■ **Instructions for the task**
Omit pictures and quote the listing below line by line, from its start through the line that holds "oc_err_m5 = [1.1, 1.1, 1.1, 1.1]".

■ **Information supplied**

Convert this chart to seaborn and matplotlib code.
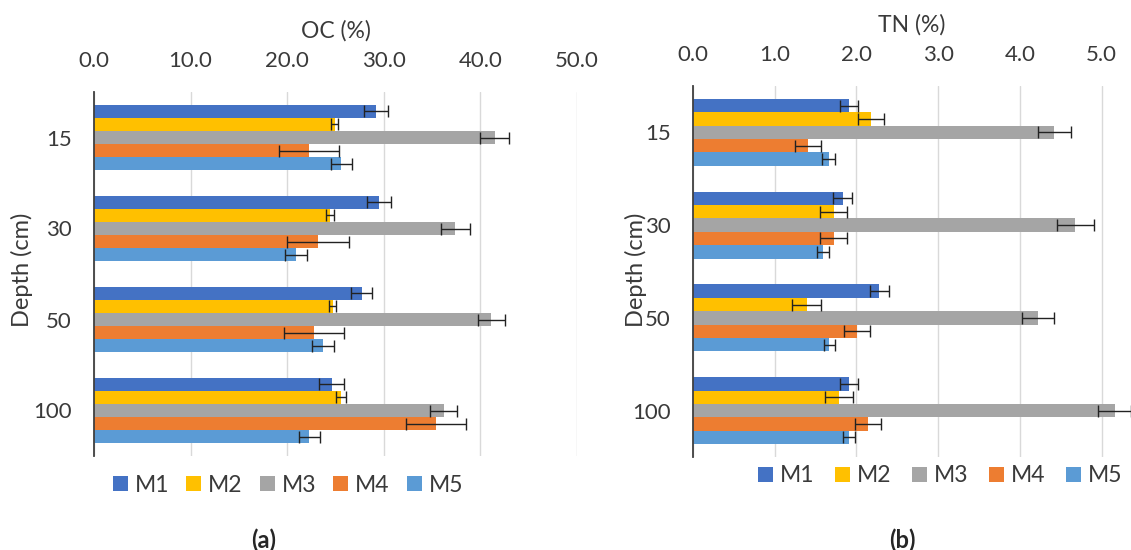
import matplotlib
matplotlib.use("Agg")
import matplotlib.pyplot as plt
import seaborn as sns
import pandas as pd

# Depth classes and treatments
depths = ["15", "30", "50", "100"]
treatments = ["M1", "M2", "M3", "M4", "M5"]
colors = ["#4472C4", "#FFC000", "#A5A5A5", "#ED7D31", "#5B9BD5"]

# Organic carbon (%) per treatment, one value per depth, with standard errors
oc_m1 = [29.2, 29.5, 27.7, 24.6]
oc_m2 = [24.9, 24.4, 24.7, 25.6]
oc_m3 = [41.5, 37.4, 41.1, 36.2]
oc_m4 = [22.3, 23.2, 22.8, 35.4]
oc_m5 = [25.6, 20.9, 23.7, 22.3]
oc_err_m1 = [1.2, 1.2, 1.1, 1.3]
oc_err_m2 = [0.4, 0.4, 0.4, 0.5]
oc_err_m3 = [1.5, 1.5, 1.4, 1.4]
oc_err_m4 = [3.1, 3.2, 3.1, 3.1]
oc_err_m5 = [1.1, 1.1, 1.1, 1.1]

# Total nitrogen (%) per treatment, one value per depth, with standard errors
tn_m1 = [1.91, 1.83, 2.28, 1.91]
tn_m2 = [2.18, 1.72, 1.39, 1.79]
tn_m3 = [4.42, 4.68, 4.22, 5.16]
tn_m4 = [1.41, 1.72, 2.01, 2.14]
tn_m5 = [1.66, 1.59, 1.67, 1.91]
tn_err_m1 = [0.11, 0.12, 0.12, 0.11]
tn_err_m2 = [0.16, 0.17, 0.18, 0.17]
tn_err_m3 = [0.20, 0.23, 0.20, 0.20]
tn_err_m4 = [0.16, 0.17, 0.16, 0.16]
tn_err_m5 = [0.08, 0.07, 0.07, 0.07]

oc_vals = [oc_m1, oc_m2, oc_m3, oc_m4, oc_m5]
oc_errs = [oc_err_m1, oc_err_m2, oc_err_m3, oc_err_m4, oc_err_m5]
tn_vals = [tn_m1, tn_m2, tn_m3, tn_m4, tn_m5]
tn_errs = [tn_err_m1, tn_err_m2, tn_err_m3, tn_err_m4, tn_err_m5]

FONT = ["Lato", "DejaVu Sans"]
sns.set_theme(style="white")
plt.rcParams["font.family"] = FONT
TEXT = "#3A3A3A"
FS = 16


def long_table(values, name):
    rows = []
    for t, vals in zip(treatments, values):
        for d, v in zip(depths, vals):
            rows.append({"Depth": d, "Treatment": t, name: v})
    return pd.DataFrame(rows)


def draw_panel(ax, values, errors, name, xmax, ticks):
    df = long_table(values, name)
    sns.barplot(data=df, y="Depth", x=name, hue="Treatment", order=depths,
                hue_order=treatments, palette=colors, width=0.72,
                errorbar=None, orient="h", saturation=1, ax=ax,
                linewidth=0)
    # error bars centred on each drawn bar
    for cont, errs in zip(ax.containers, errors):
        for bar, e in zip(cont, errs):
            yc = bar.get_y() + bar.get_height() / 2
            ax.errorbar(bar.get_width(), yc, xerr=e, fmt="none",
                        ecolor="#222222", elinewidth=1.0, capsize=4.5,
                        capthick=1.0, zorder=5)
    ax.set_xlim(0, xmax)
    ax.set_ylim(3.5, -0.5)
    ax.set_xticks(ticks)
    ax.set_xticklabels([f"{t:.1f}" for t in ticks])
    ax.xaxis.tick_top()
    ax.xaxis.set_label_position("top")
    ax.set_xlabel(name, fontsize=FS + 0.5, color=TEXT, labelpad=10)
    ax.set_ylabel("")
    ax.tick_params(axis="both", length=0, labelsize=FS, colors=TEXT)
    ax.tick_params(axis="y", pad=16)
    ax.tick_params(axis="x", pad=15)
    ax.grid(axis="x", color="#D9D9D9", linewidth=1.0)
    ax.grid(axis="y", visible=False)
    ax.set_axisbelow(True)
    for s in ("top", "right", "bottom"):
        ax.spines[s].set_visible(False)
    ax.spines["left"].set_color("#404040")
    ax.spines["left"].set_linewidth(1.3)
    handles, labels = ax.get_legend_handles_labels()
    if ax.get_legend() is not None:
        ax.get_legend().remove()
    return handles, labels


fig = plt.figure(figsize=(11.31, 5.5), dpi=100)
ax_a = fig.add_axes([94 / 1131, 1 - 456 / 550, 483 / 1131, 364 / 550])
ax_b = fig.add_axes([693 / 1131, 1 - 457 / 550, 438 / 1131, 371 / 550])

h, l = draw_panel(ax_a, oc_vals, oc_errs, "OC (%)", 50,
                  [0, 10, 20, 30, 40, 50])
draw_panel(ax_b, tn_vals, tn_errs, "TN (%)", 5.36,
           [0, 1, 2, 3, 4, 5])

leg_kw = dict(loc="center", ncol=5, frameon=False, fontsize=FS + 0.5,
              handlelength=0.65, handleheight=0.65, handletextpad=0.3,
              labelcolor=TEXT)
fig.legend(h, l, bbox_to_anchor=(288 / 1131, 1 - 485 / 550),
           columnspacing=0.75, **leg_kw)
fig.legend(h, l, bbox_to_anchor=(940 / 1131, 1 - 476 / 550),
           columnspacing=0.9, **leg_kw)

fig.text(22 / 1131, 1 - 270 / 550, "Depth (cm)", rotation=90, ha="center",
         va="center", fontsize=FS + 1, color=TEXT)
fig.text(636 / 1131, 1 - 270 / 550, "Depth (cm)", rotation=90, ha="center",
         va="center", fontsize=FS + 1, color=TEXT)

fig.text(264 / 1131, 1 - 540 / 550, "(a)", ha="center", va="center",
         fontsize=FS + 1, fontweight="bold", color="#262626")
fig.text(902 / 1131, 1 - 540 / 550, "(b)", ha="center", va="center",
         fontsize=FS + 1, fontweight="bold", color="#262626")

fig.savefig("out.png", dpi=100)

■ **The solution**
Convert this chart to seaborn and matplotlib code.
import matplotlib
matplotlib.use("Agg")
import matplotlib.pyplot as plt
import seaborn as sns
import pandas as pd

# Depth classes and treatments
depths = ["15", "30", "50", "100"]
treatments = ["M1", "M2", "M3", "M4", "M5"]
colors = ["#4472C4", "#FFC000", "#A5A5A5", "#ED7D31", "#5B9BD5"]

# Organic carbon (%) per treatment, one value per depth, with standard errors
oc_m1 = [29.2, 29.5, 27.7, 24.6]
oc_m2 = [24.9, 24.4, 24.7, 25.6]
oc_m3 = [41.5, 37.4, 41.1, 36.2]
oc_m4 = [22.3, 23.2, 22.8, 35.4]
oc_m5 = [25.6, 20.9, 23.7, 22.3]
oc_err_m1 = [1.2, 1.2, 1.1, 1.3]
oc_err_m2 = [0.4, 0.4, 0.4, 0.5]
oc_err_m3 = [1.5, 1.5, 1.4, 1.4]
oc_err_m4 = [3.1, 3.2, 3.1, 3.1]
oc_err_m5 = [1.1, 1.1, 1.1, 1.1]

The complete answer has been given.